• _TASK STATEMENT_
Pictures excluded, return the lines below from the first through the line holding "import numpy as np".

● ● ● ● ● ● ●

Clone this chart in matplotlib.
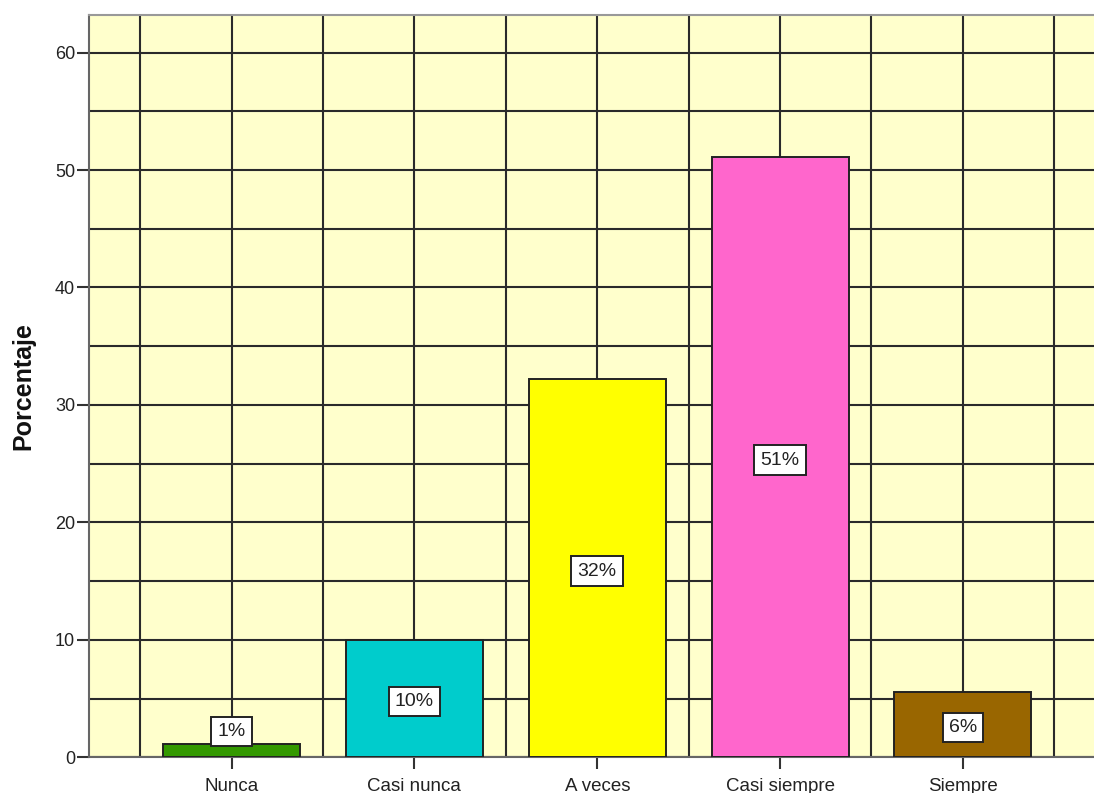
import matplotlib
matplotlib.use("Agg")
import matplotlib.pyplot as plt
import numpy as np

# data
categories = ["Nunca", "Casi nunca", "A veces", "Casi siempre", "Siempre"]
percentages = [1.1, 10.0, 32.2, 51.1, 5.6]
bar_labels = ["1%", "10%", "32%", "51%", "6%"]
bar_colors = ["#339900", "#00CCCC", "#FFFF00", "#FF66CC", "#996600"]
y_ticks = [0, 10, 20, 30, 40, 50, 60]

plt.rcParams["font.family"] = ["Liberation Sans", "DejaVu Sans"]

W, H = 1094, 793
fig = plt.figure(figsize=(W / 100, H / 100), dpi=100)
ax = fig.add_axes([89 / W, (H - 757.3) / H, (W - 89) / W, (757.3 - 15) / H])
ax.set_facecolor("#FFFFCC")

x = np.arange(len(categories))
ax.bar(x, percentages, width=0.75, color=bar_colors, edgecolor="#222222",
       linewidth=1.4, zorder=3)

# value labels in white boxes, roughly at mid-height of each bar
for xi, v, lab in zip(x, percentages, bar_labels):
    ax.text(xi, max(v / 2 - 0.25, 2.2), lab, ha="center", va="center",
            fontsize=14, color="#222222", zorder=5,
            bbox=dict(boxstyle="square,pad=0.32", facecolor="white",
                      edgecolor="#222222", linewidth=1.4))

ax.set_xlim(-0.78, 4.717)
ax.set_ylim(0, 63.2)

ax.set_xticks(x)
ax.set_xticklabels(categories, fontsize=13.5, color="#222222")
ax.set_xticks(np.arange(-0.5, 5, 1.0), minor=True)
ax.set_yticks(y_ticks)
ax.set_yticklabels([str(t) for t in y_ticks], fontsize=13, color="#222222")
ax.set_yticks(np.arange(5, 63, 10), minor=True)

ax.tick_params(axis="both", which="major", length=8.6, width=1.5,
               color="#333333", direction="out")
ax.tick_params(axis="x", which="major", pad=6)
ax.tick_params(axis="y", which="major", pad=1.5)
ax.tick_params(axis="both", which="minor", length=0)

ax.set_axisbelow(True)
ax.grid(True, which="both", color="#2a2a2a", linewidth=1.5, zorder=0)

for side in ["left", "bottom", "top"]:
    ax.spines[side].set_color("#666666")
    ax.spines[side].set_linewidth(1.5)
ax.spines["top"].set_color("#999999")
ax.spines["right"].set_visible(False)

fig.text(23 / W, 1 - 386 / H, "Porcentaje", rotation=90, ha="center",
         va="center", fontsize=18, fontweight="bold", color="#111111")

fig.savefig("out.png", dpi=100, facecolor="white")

● ● ● ● ● ● ●

• _EXERCISE RESPONSE_
Clone this chart in matplotlib.
import matplotlib
matplotlib.use("Agg")
import matplotlib.pyplot as plt
import numpy as np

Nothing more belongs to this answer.